GBC’s Executive Director considers how we assess the impact of the global biodata resource infrastructure

Apr 17, 2024

How do we assess both the impact of the biodata resource infrastructure on the delivery of life and biomedical science research programmes, and the societal benefits they generate? Both questions are critical to policy development and decision making around future investment into the infrastructure. Accurately assessing impact would be straightforward if we were able to track who is accessing the resources that comprise the infrastructure; what data they are using; and how they are utilising those data. However, the vast majority of biodata resources are, and should remain, completely open—not requiring users to identify themselves—so the “who” is always unknown. The tremendous quantities of data that are used and the challenge of connecting access to specific datasets or information with research outcomes, also preclude knowing the “what” and the ”how”. 

Consequently, the tracking of value from biodata, to knowledge and then to societal outcomes is challenging. Beyond assessing rates of access to websites and counting citations, it is typically impossible to put in place systematic monitoring. Rather, impact assessment must rely to a great extent on anecdotes, or impact stories, that describe particular outcomes. These can then be overlain with data and tool provenance information, where this is available, to create illuminating narratives. 

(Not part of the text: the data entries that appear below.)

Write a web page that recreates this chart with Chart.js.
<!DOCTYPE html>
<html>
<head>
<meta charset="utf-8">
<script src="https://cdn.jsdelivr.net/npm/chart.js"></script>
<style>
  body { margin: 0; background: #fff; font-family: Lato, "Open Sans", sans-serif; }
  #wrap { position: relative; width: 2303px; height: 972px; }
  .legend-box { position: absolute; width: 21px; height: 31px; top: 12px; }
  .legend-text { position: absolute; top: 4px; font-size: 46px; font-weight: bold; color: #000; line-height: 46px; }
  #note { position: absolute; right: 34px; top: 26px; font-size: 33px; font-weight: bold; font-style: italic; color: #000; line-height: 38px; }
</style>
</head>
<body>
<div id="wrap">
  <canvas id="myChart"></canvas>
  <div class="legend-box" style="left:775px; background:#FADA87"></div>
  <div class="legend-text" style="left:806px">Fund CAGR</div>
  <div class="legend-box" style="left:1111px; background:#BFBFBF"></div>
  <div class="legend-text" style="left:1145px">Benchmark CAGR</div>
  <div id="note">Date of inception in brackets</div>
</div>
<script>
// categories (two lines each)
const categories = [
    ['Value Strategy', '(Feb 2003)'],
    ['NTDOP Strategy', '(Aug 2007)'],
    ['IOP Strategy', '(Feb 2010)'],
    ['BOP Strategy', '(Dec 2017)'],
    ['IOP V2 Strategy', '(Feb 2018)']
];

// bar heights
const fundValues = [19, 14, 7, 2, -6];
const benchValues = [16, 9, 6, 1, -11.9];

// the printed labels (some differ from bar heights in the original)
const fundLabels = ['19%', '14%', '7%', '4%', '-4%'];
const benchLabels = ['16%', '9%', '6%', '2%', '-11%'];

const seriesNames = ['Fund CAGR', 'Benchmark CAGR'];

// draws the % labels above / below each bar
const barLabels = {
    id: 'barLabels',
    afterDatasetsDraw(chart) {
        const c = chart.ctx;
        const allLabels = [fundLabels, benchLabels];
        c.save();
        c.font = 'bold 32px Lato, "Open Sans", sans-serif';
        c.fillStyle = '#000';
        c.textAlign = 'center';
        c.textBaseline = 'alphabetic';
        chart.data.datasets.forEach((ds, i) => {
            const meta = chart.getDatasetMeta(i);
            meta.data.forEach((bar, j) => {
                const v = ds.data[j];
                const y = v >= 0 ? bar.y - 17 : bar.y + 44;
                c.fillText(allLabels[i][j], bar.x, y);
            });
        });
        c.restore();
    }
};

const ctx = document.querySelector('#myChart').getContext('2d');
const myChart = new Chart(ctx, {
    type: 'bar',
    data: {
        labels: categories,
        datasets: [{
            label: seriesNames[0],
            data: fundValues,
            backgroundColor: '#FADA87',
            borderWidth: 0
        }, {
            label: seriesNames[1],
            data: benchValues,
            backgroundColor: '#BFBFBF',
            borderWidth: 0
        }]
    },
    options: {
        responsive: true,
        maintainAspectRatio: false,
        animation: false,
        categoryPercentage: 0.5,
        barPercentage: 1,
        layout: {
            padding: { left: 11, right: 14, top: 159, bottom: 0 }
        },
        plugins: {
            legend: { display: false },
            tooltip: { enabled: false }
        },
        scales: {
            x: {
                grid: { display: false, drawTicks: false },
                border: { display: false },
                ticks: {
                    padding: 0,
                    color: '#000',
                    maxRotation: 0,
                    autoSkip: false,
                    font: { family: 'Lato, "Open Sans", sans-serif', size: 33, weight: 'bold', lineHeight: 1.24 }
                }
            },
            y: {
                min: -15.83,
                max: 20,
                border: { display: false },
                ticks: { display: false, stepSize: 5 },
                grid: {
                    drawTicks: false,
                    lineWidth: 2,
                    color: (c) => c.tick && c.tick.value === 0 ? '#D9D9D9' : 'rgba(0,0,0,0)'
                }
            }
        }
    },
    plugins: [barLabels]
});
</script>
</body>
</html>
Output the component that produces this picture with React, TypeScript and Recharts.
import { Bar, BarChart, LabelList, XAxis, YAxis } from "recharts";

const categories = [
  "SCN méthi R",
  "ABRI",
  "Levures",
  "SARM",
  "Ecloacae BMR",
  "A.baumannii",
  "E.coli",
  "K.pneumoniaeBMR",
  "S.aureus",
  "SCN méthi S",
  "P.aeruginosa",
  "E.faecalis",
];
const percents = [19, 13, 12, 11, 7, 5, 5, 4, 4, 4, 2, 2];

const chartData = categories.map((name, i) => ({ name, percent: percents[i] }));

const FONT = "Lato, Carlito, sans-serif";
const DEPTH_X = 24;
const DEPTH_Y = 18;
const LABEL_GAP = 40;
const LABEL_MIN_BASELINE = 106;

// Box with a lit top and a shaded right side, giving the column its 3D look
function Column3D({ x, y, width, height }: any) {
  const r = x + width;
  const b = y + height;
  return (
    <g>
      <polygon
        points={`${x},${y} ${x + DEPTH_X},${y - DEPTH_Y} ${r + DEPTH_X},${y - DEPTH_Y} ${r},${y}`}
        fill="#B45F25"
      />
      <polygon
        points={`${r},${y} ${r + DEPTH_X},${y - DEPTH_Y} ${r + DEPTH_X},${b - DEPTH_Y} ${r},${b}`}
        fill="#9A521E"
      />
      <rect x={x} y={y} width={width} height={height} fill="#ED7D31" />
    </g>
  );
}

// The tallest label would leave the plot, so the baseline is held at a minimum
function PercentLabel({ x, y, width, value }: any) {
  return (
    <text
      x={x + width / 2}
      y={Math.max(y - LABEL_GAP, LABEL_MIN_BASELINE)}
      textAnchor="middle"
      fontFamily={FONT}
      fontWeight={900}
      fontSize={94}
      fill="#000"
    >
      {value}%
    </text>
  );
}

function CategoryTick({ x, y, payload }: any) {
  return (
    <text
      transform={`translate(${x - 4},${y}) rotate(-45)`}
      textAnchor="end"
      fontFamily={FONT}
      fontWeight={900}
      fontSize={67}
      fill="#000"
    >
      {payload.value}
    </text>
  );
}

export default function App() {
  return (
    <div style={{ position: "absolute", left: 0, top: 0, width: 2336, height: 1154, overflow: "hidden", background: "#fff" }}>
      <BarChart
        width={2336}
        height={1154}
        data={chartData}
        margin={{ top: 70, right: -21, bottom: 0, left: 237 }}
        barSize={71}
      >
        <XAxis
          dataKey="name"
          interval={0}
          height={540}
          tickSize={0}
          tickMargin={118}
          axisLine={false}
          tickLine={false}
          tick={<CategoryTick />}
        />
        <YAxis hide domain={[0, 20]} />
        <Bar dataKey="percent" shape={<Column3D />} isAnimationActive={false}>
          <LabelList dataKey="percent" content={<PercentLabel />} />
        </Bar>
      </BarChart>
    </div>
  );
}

One such example narrative comes from the antiviral drug Molnupiravir,, which was repurposed rapidly during the COVID-19 pandemic for the treatment of SARS-CoV-2 infections. This narrative begins with some 30,000 coronavirus sequences that had already been deposited and made openly available in biodata resources before COVID-19. Over time, these records have contributed to our understanding of the basic biology of these viruses and, in particular, the role of RNA-dependent RNA polymerases in their replication. Identification of nucleoside analogues with the potential to disrupt viral replication  using protein and nucleoside structure records, complemented with open clinical trials data demonstrating the safety of using Molnupiravir in patients, surely allowed rapid screening of existing drugs, with Molnupiravir being identified as a potential treatment as a mutagen that disrupts viral replication, and then put rapidly to therapeutic use around the world.

Molnupiravir: an antiviral rapidly repurposed for COVID-19 with support from biodata resources. Structure source wwPDB, image from JSmol server St Olaf College, USA.

Along this chain of events, at least four open biodata resources would have been critical in making data available; these include the Worldwide Protein Data Bank, databases of the International Nucleotide Sequence Database Collaboration, PubChem and ClinicalTrials.gov. However, neither the biodata resources nor the data records within them capture these final outcomes and there is no systematic reporting mechanism for tracking usage and associated impact stories.

Impact assessment is essential but challenging for organisations involved in the biodata infrastructure parts of these value chains. These organisations are those that develop biodata infrastructure assets, such as data standards (e.g. the Genomics Standards Consortium and Global Alliance for Genomics and Health), aggregated biodata service providers (e.g. the Swiss Institute for Bioinformatics, EMBL’s European Bioinformatics Institute), developers of biodata resource sustainability models (Global Biodata Coalition) and tool and workflow developers (e.g. Galaxy, NextFlow communities). The ability to demonstrate impact is essential as it supports strategic planning, stakeholder engagement and opens access to funding to sustain these activities. It is challenging for the reasons given above—there is no systematic mechanism to capture and evaluate impactful outcomes. However, while each organisation that provides these assets has its own niche, all contribute in some way to the same overall impact value chain. There is great potential for the sharing of impact stories among the entities represented along the impact value chain and the Global Biodata Coalition is prioritising the assessment of impact among its strategic objectives.